School counselors who are state certified educators can work with any student along the K-12 grade spectrum using district-based frameworks to develop and deliver counseling programs with the ultimate goal of having all students graduate college and/or be career-ready.
In addition to postsecondary planning, school counselors help students cope with academic, personal and social pressures. The school counselor is an integral part of the leadership team of any school, providing early identification and short-term intervention strategies to students, which research shows leads to better student outcomes. However, with an average caseload of 500 students, the school counselor is faced with many daily priorities that create challenges to working with each student more deeply on the college process.

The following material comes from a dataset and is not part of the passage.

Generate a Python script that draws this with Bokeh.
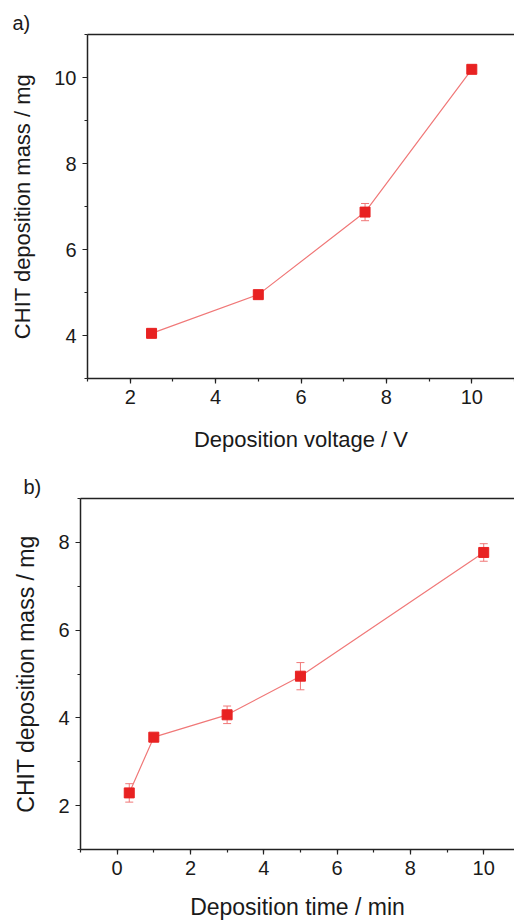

College counselors, on the other hand, generally do not work with students on social or emotional issues and are instead solely focused on facilitating a student’s transition from high school to college.

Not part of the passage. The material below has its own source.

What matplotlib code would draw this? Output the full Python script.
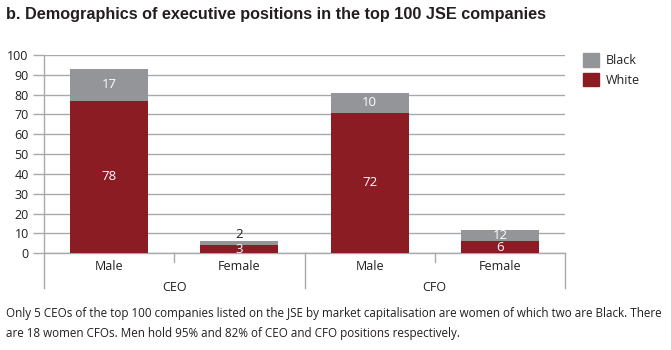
import matplotlib
matplotlib.use("Agg")
import matplotlib.pyplot as plt
from matplotlib.patches import Patch

# values as drawn in the picture (bar heights) and the printed labels
categories = ['Male', 'Female', 'Male', 'Female']
groups = ['CEO', 'CFO']
white = [77, 4, 71, 6]
black = [16, 2, 10, 6]
white_labels = ['78', '3', '72', '6']
black_labels = ['17', '2', '10', '12']

title = 'b. Demographics of executive positions in the top 100 JSE companies'
caption = ['Only 5 CEOs of the top 100 companies listed on the JSE by market capitalisation are women of which two are Black. There',
           'are 18 women CFOs. Men hold 95% and 82% of CEO and CFO positions respectively.']

RED = '#8c1c24'
GREY = '#939598'
LINE = '#a7a9ac'
TXT = '#231f20'

plt.rcParams['font.family'] = ['Open Sans', 'DejaVu Sans']

fig = plt.figure(figsize=(6.71, 3.5), dpi=100)
W, H = 671, 350
ax = fig.add_axes([44 / W, 1 - 253.3 / H, 521 / W, (253.3 - 55) / H])

x = list(range(len(categories)))
ax.bar(x, white, width=0.6, color=RED, zorder=3)
ax.bar(x, black, width=0.6, bottom=white, color=GREY, zorder=3)

ax.set_xlim(-0.5, 3.5)
ax.set_ylim(0, 100)
ax.set_yticks(range(0, 101, 10))
ax.yaxis.grid(True, color=LINE, lw=1)
ax.set_axisbelow(True)
ax.tick_params(axis='y', length=8, width=1, color=LINE, labelsize=9,
               labelcolor=TXT, pad=3)
ax.set_xticks(x)
ax.set_xticklabels(categories)
ax.tick_params(axis='x', length=0, labelsize=9, labelcolor=TXT, pad=5)
for s in ['top', 'right']:
    ax.spines[s].set_visible(False)
for s in ['left', 'bottom']:
    ax.spines[s].set_color(LINE)
    ax.spines[s].set_linewidth(1)

# category separators below the axis
depth_short = 9 / 198.3
depth_long = 35 / 198.3
tr = ax.get_xaxis_transform()
ax.plot([-0.5, -0.5], [0, -depth_long], transform=tr, color=LINE, lw=1, clip_on=False)
for xs, d in [(0.5, depth_short), (1.5, depth_long), (2.5, depth_short), (3.5, depth_long)]:
    ax.plot([xs, xs], [0, -d], transform=tr, color=LINE, lw=1, clip_on=False)

for i, g in enumerate(groups):
    ax.text(0.5 + 2 * i, -34 / 198.3, g, transform=tr, ha='center', va='center',
            fontsize=9, color=TXT)

# value labels
for i in x:
    ax.text(i, white[i] / 2, white_labels[i], ha='center', va='center',
            color='white', fontsize=9.5, zorder=4)
    if black[i] >= 5:
        ax.text(i, white[i] + black[i] / 2, black_labels[i], ha='center',
                va='center', color='white', fontsize=9.5, zorder=4)
    else:
        ax.text(i, white[i] + black[i] + 0.3, black_labels[i], ha='center',
                va='bottom', color=TXT, fontsize=9.5, zorder=4)

handles = [Patch(color=GREY), Patch(color=RED)]
fig.legend(handles, ['Black', 'White'], loc='upper left',
           bbox_to_anchor=(578 / W, 1 - 48 / H), frameon=False, fontsize=9,
           handlelength=1.3, handleheight=1.3, labelspacing=0.45,
           handletextpad=0.5, labelcolor=TXT, borderaxespad=0)

t = fig.text(6 / W, 1 - 14 / H, title,
             family=['Liberation Sans Narrow', 'Liberation Sans', 'DejaVu Sans'],
             fontweight='bold', fontsize=12.5, color=TXT, va='center', ha='left')
c1 = fig.text(6 / W, 1 - 313 / H, caption[0], fontsize=8.8, color=TXT,
              va='center', ha='left')
c2 = fig.text(6 / W, 1 - 333 / H, caption[1], fontsize=8.8, color=TXT,
              va='center', ha='left')

# shrink the long texts so they span the same width as in the reference
r = fig.canvas.get_renderer()
tw = t.get_window_extent(r).width
t.set_fontsize(12.5 * 543 / tw)
cw = c1.get_window_extent(r).width
c1.set_fontsize(8.8 * 659 / cw)
c2.set_fontsize(8.8 * 659 / cw)

fig.savefig('out.png', dpi=100)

College Counselors provide in-depth advisement to students on various aspects of the college application process including—but not limited to—assisting a student with crafting a personal college essay; developing and refining a college list; applying for financial aid; identifying scholarships; and completing college applications. This individual focus on the college advisement process decreases the stress and anxiety felt by both students and their families.
Finding time to provide the necessary attention to the college advisement process has become a goal for many high schools. To address this issue, school districts have partnered with Chyten to support and work in collaboration with their team of school counselors in order to provide greater reach to underserved students.